Immediate euphoria dissipated quickly, however, and most markets remained in negative territory, if off their lows.

MSCI's main benchmark index of world stocks, for example, remained near 4-year lows, down 1.9 per cent compared with 2.9 per cent as the cuts were announced. Dublin's Iseq was 2.5 per cent lower at 3,215 having earlier been almost 5 per cent lower.

Its emerging market stock counterpart was off 6.6 per cent.

The pan-European FTSEurofirst 300 index was down 0.9 per cent versus 2.9 per cent before the cuts. Tokyo's Nikkei share average , which closed long before the central bank moves, plummeted 9.4 per cent.

Government debt prices jumped on the overall equity selloff and investors snatched anything resembling stability, such as gold which rose 1.4 per cent and the low-yielding Japanese yen.
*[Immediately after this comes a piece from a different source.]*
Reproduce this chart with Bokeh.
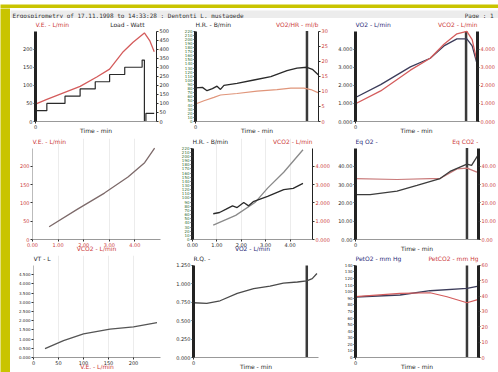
from bokeh.plotting import figure
from bokeh.models import Range1d, LinearAxis, FixedTicker, Label, PrintfTickFormatter
from bokeh.layouts import column, row
from bokeh.embed import file_html
from bokeh.resources import INLINE

# ---------------- data ----------------
header_text = "Ergospirometry of 17.11.1998 to 14:33:28 : Dentonti L. mustagede"
page_text = "Page : 1"
exercise_end = 14.5

ve_time = [0, 1.5, 3.7, 5.9, 8.1, 9.8, 11.6, 12.9, 14.4, 15.1, 15.7]
ve_values = [48, 61, 79, 97, 123, 145, 193, 219, 245, 224, 193]
load_time = [0, 1.5, 3.9, 5.9, 7.9, 9.8, 11.8, 14.1, 14.4, 14.6, 15.7]
load_values = [60, 100, 140, 180, 220, 260, 300, 340, 0, 45, 45]

hr_time = [0, 0.9, 1.5, 2.2, 2.8, 3.25, 3.7, 5.4, 7.6, 9.8, 11.9, 13.2, 14.5, 15.2, 16]
hr_values = [82, 83, 75, 80, 86, 78, 88, 93, 101, 109, 124, 130, 132, 127, 113]
o2pulse_time = [0, 1.1, 2.4, 3.25, 5.4, 8.0, 10.6, 12.4, 14.1, 15.0, 16]
o2pulse_values = [5.8, 6.9, 8.0, 8.8, 9.3, 10.1, 10.6, 11.1, 11.1, 10.6, 9.5]

gas_time = [0, 3.3, 7.2, 9.8, 11.6, 13.3, 14.6, 15.3, 16]
vo2_values = [1.33, 2.04, 3.02, 3.5, 4.18, 4.57, 4.57, 4.18, 3.1]
vco2_values = [0.98, 1.69, 2.84, 3.5, 4.27, 4.85, 4.98, 4.53, 3.2]

ve_vco2_x = [0.65, 1.76, 2.81, 3.73, 4.38, 4.77]
ve_vco2_y = [35, 83, 127, 171, 210, 250]

vslope_vo2 = [0.85, 1.77, 2.56, 3.08, 3.74, 4.53]
vslope_vco2 = [0.79, 1.32, 2.02, 2.81, 3.68, 4.91]
hr_vo2_x = [0.85, 1.11, 1.38, 1.64, 1.83, 2.10, 2.30, 2.49, 3.08, 3.74, 4.13, 4.53]
hr_vo2_y = [62, 65, 73, 81, 77, 89, 81, 91, 104, 120, 123, 135]

eq_time = [0, 1.9, 5.4, 8.0, 11.0, 12.3, 14.5, 15.1, 16]
eqo2_values = [24.5, 24.5, 26.5, 29.6, 33.3, 37.2, 41.2, 40.5, 46.5]
eqco2_time = [0, 5.4, 9.7, 11.0, 13.2, 14.5, 15.8]
eqco2_values = [33.3, 32.8, 33.3, 33.3, 38.6, 39.0, 36.8]

vt_ve_x = [23, 60, 100, 153, 200, 247]
vt_ve_y = [0.48, 0.92, 1.28, 1.54, 1.66, 1.89]

rq_time = [0, 1.7, 3.4, 5.6, 7.7, 9.8, 11.5, 13.3, 14.5, 15.2, 15.8]
rq_values = [0.743, 0.735, 0.77, 0.87, 0.935, 0.97, 1.01, 1.025, 1.04, 1.07, 1.14]

pet_time = [0, 5.8, 9.7, 14.5, 16]
peto2_values = [92, 95, 101.5, 105, 108.5]
petco2_time = [0, 5.8, 9.7, 11.9, 14.5, 16]
petco2_values = [39.6, 41.8, 42.2, 39.6, 35.7, 37.9]

time_ticks = [0]
ve_ticks = [0, 50, 100, 150, 200]
load_ticks = list(range(0, 501, 50))
hr_ticks = list(range(0, 221, 10))
o2pulse_ticks = [0, 5, 10, 15, 20, 25, 30]
gas_ticks = [0, 1, 2, 3, 4]
eq_ticks = [0, 10, 20, 30, 40]
vt_ticks = [0, 0.5, 1, 1.5, 2, 2.5, 3, 3.5, 4, 4.5]
ve_x_ticks = [0, 50, 100, 150, 200]
rq_ticks = [0, 0.25, 0.5, 0.75, 1.0, 1.25]
peto2_ticks = list(range(0, 141, 10))
petco2_ticks = [0, 10, 20, 30, 40, 50, 60]

# ---------------- style ----------------
YELLOW = "#c9c400"
RED = "#cc3b3b"
RED_LINE = "#d45c5c"
NAVY = "#2c2c78"
DARK = "#2a2a2a"
GREEN = "#2f6e2f"
FONT = "DejaVu Sans"
TICK_FS = "5px"
TITLE_FS = "6px"
TITLE_SPACE = 10  # px reserved inside the frame, above the data, for the panel titles


def yext(lo, hi, data_px):
    return Range1d(lo, hi + (hi - lo) * TITLE_SPACE / data_px)


def base(width, height, bl, br, bt, bb, xr, yr):
    data_px = height - bt - bb
    p = figure(width=width, height=height, x_range=Range1d(*xr), y_range=yext(yr[0], yr[1], data_px),
               output_backend="svg", toolbar_location=None,
               min_border_left=bl, min_border_right=br,
               min_border_top=bt - TITLE_SPACE, min_border_bottom=bb)
    p.outline_line_color = None
    p.background_fill_color = "white"
    p.border_fill_color = "white"
    p.grid.visible = False
    p.yaxis[0].bounds = yr
    return p, data_px


def style_axis(ax, ticks, fmt, color, line_width=1, line_color="#222", fs=TICK_FS):
    ax.ticker = FixedTicker(ticks=ticks)
    ax.formatter = PrintfTickFormatter(format=fmt)
    ax.axis_line_width = line_width
    ax.axis_line_color = line_color
    ax.major_tick_out = 2
    ax.major_tick_in = 0
    ax.major_tick_line_color = "#333"
    ax.minor_tick_line_color = None
    ax.major_label_text_font_size = fs
    ax.major_label_text_color = color
    ax.major_label_text_font = FONT
    ax.major_label_standoff = 1


def x_axis(p, ticks, fmt, label, label_color, tick_color):
    ax = p.xaxis[0]
    style_axis(ax, ticks, fmt, tick_color, line_width=1, line_color="#999")
    ax.axis_label = label
    ax.axis_label_text_font_size = TITLE_FS
    ax.axis_label_text_font_style = "normal"
    ax.axis_label_text_color = label_color
    ax.axis_label_text_font = FONT
    ax.axis_label_standoff = -5


def time_axis(p):
    x_axis(p, time_ticks, "%d", "Time - min", DARK, DARK)


def right_axis(p, lo, hi, data_px, ticks, fmt, color, line_width=1):
    p.extra_y_ranges = {"r": yext(lo, hi, data_px)}
    ax = LinearAxis(y_range_name="r", bounds=(lo, hi))
    style_axis(ax, ticks, fmt, color, line_width=line_width)
    p.add_layout(ax, "right")


def titles(p, top, left_text, left_color, right_text=None, right_color=None, right_shift=0):
    p.add_layout(Label(x=p.x_range.start, y=top, x_offset=0, y_offset=3,
                       text=left_text, text_color=left_color, text_font_size=TITLE_FS,
                       text_font=FONT, text_baseline="bottom", text_align="left"))
    if right_text:
        p.add_layout(Label(x=p.x_range.end, y=top, x_offset=right_shift, y_offset=3,
                           text=right_text, text_color=right_color, text_font_size=TITLE_FS,
                           text_font=FONT, text_baseline="bottom", text_align="right"))


def marker(p, lo, hi):
    p.segment(x0=[exercise_end], y0=[lo], x1=[exercise_end], y1=[hi],
              line_color="#3a3a3a", line_width=2.5)


def light_xgrid(p):
    p.xgrid.visible = True
    p.xgrid.grid_line_color = "#ececec"


def plain(width, height, fill):
    f = figure(width=width, height=height, x_range=Range1d(0, 1), y_range=Range1d(0, 1),
               output_backend="svg", toolbar_location=None,
               x_axis_location=None, y_axis_location=None,
               min_border_left=0, min_border_right=0, min_border_top=0, min_border_bottom=0)
    f.grid.visible = False
    f.outline_line_color = None
    f.background_fill_color = fill
    f.border_fill_color = fill
    return f


# ---------------- frame pieces ----------------
top_strip = plain(498, 8, YELLOW)
left_strip = plain(10, 364, YELLOW)

hdr = plain(488, 10, "#ececec")
hdr.add_layout(Label(x=0.004, y=0.5, text=header_text, text_font="DejaVu Sans Mono",
                     text_font_size="6px", text_color="#333", text_baseline="middle"))
hdr.add_layout(Label(x=0.99, y=0.5, text=page_text, text_font="DejaVu Sans Mono",
                     text_font_size="6px", text_color="#333", text_baseline="middle", text_align="right"))

# ---------------- row 1 ----------------
p1, h = base(162, 118, 25, 15, 13, 11, (0, 16), (0, 250))
style_axis(p1.yaxis[0], ve_ticks, "%d", DARK, line_width=3)
time_axis(p1)
right_axis(p1, 0, 500, h, load_ticks, "%d", DARK)
p1.step(load_time, load_values, mode="after", y_range_name="r", line_color=DARK, line_width=1.2)
p1.line(ve_time, ve_values, line_color=RED_LINE, line_width=1.3)
titles(p1, 250, "V.E. - L/min", RED, "Load - Watt", DARK, right_shift=-12)

p2, h = base(160, 118, 23, 14, 13, 11, (0, 16), (0, 220))
style_axis(p2.yaxis[0], hr_ticks, "%d", GREEN, line_width=3, fs="4px")
time_axis(p2)
right_axis(p2, 0, 30, h, o2pulse_ticks, "%d", RED)
marker(p2, 0, 220)
p2.line(o2pulse_time, o2pulse_values, y_range_name="r", line_color="#e0957a", line_width=1.2)
p2.line(hr_time, hr_values, line_color=DARK, line_width=1.3)
titles(p2, 220, "H.R. - B/min", DARK, "VO2/HR - ml/b", RED)

p3, h = base(166, 118, 23, 21, 13, 11, (0, 16), (0, 5))
style_axis(p3.yaxis[0], gas_ticks, "%.3f", DARK, line_width=3)
time_axis(p3)
right_axis(p3, 0, 5, h, gas_ticks, "%.3f", RED, line_width=3)
marker(p3, 0, 5)
p3.line(gas_time, vo2_values, line_color="#3c3c5a", line_width=1.3)
p3.line(gas_time, vco2_values, line_color=RED_LINE, line_width=1.3)
titles(p3, 5, "VO2 - L/min", NAVY, "VCO2 - L/min", RED)

# ---------------- row 2 ----------------
p4, h = base(162, 118, 22, 12, 12, 11, (0, 5), (0, 250))
style_axis(p4.yaxis[0], ve_ticks, "%d", RED, line_width=1, line_color="#bbb")
x_axis(p4, gas_ticks, "%.2f", "VCO2 - L/min", RED, RED)
light_xgrid(p4)
p4.line(ve_vco2_x, ve_vco2_y, line_color="#7d6a6a", line_width=1.3)
titles(p4, 250, "V.E. - L/min", RED)

p5, h = base(160, 118, 20, 15, 12, 11, (0, 4.92), (0, 220))
style_axis(p5.yaxis[0], hr_ticks, "%d", GREEN, line_width=3, fs="4px")
x_axis(p5, gas_ticks, "%.2f", "VO2 - L/min", NAVY, DARK)
right_axis(p5, 0, 5, h, gas_ticks, "%.3f", RED)
light_xgrid(p5)
p5.line(vslope_vo2, vslope_vco2, y_range_name="r", line_color="#8a8a8a", line_width=1.3)
p5.line(hr_vo2_x, hr_vo2_y, line_color=DARK, line_width=1.3)
titles(p5, 220, "H.R. - B/min", DARK, "VCO2 - L/min", RED)

p6, h = base(166, 118, 23, 20, 12, 10, (0, 16), (0, 50))
style_axis(p6.yaxis[0], eq_ticks, "%.2f", DARK, line_width=3)
time_axis(p6)
right_axis(p6, 0, 50, h, eq_ticks, "%.2f", RED, line_width=3)
marker(p6, 0, 50)
p6.line(eqco2_time, eqco2_values, line_color="#c97a7a", line_width=1.2)
p6.line(eq_time, eqo2_values, line_color="#3c3c3c", line_width=1.3)
titles(p6, 50, "Eq O2 -", NAVY, "Eq CO2 -", RED)

# ---------------- row 3 ----------------
p7, h = base(162, 118, 23, 12, 11, 14, (0, 254), (0, 5))
style_axis(p7.yaxis[0], vt_ticks, "%.3f", DARK, line_width=1, line_color="#bbb", fs="4px")
x_axis(p7, ve_x_ticks, "%d", "V.E. - L/min", RED, DARK)
light_xgrid(p7)
p7.line(vt_ve_x, vt_ve_y, line_color="#555", line_width=1.3)
titles(p7, 5, "VT - L", DARK)

p8, h = base(160, 118, 21, 14, 11, 14, (0, 16), (0, 1.25))
style_axis(p8.yaxis[0], rq_ticks, "%.3f", DARK, line_width=3)
time_axis(p8)
marker(p8, 0, 1.25)
p8.line(rq_time, rq_values, line_color="#4a4a4a", line_width=1.3)
titles(p8, 1.25, "R.Q. -", DARK)

p9, h = base(166, 118, 23, 20, 11, 14, (0, 16), (0, 140))
style_axis(p9.yaxis[0], peto2_ticks, "%d", DARK, line_width=3, fs="4px")
time_axis(p9)
right_axis(p9, 0, 60, h, petco2_ticks, "%d", RED, line_width=3)
marker(p9, 0, 140)
p9.line(pet_time, peto2_values, line_color="#3c3c5a", line_width=1.3)
p9.line(petco2_time, petco2_values, y_range_name="r", line_color=RED_LINE, line_width=1.2)
titles(p9, 140, "PetO2 - mm Hg", NAVY, "PetCO2 - mm Hg", RED)

page = column(hdr, row(p1, p2, p3), row(p4, p5, p6), row(p7, p8, p9))
layout = column(top_strip, row(left_strip, page))

open("out.html", "w").write(file_html(layout, INLINE))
"It's helpful," said Jim Awad, chairman of W.P. Stewart & Co, referring to the concerted moved by central banks. "It's a happy constructive event. It's part of a process, but it's not sufficient."

The rate cuts were just part of efforts by various authorities to inject calm and money into the battered financial system.

Britain unveiled a multibillion pound rescue package for British banks that included plans to inject up to £50 billion ($87.84 billion) of government money into the country's biggest operators.

It was designed to offer banks short-term liquidity, make new capital available and give the banking system enough funds to maintain lending in the medium-term.

Investors had been calling for rate cuts before Wednesday's move. Some now say they want more.

"Where we go from now for rates is unclear, and we should suggest that rates should probably come down again," said Philip Shaw, economist at Investec.

The losses on stock markets this week have been huge.

MSCI's world index, a gauge which many investors use to judge their performance has already lost around 10 per cent since Friday's close and is on track for its worst week in the 20 years it has been in its current form.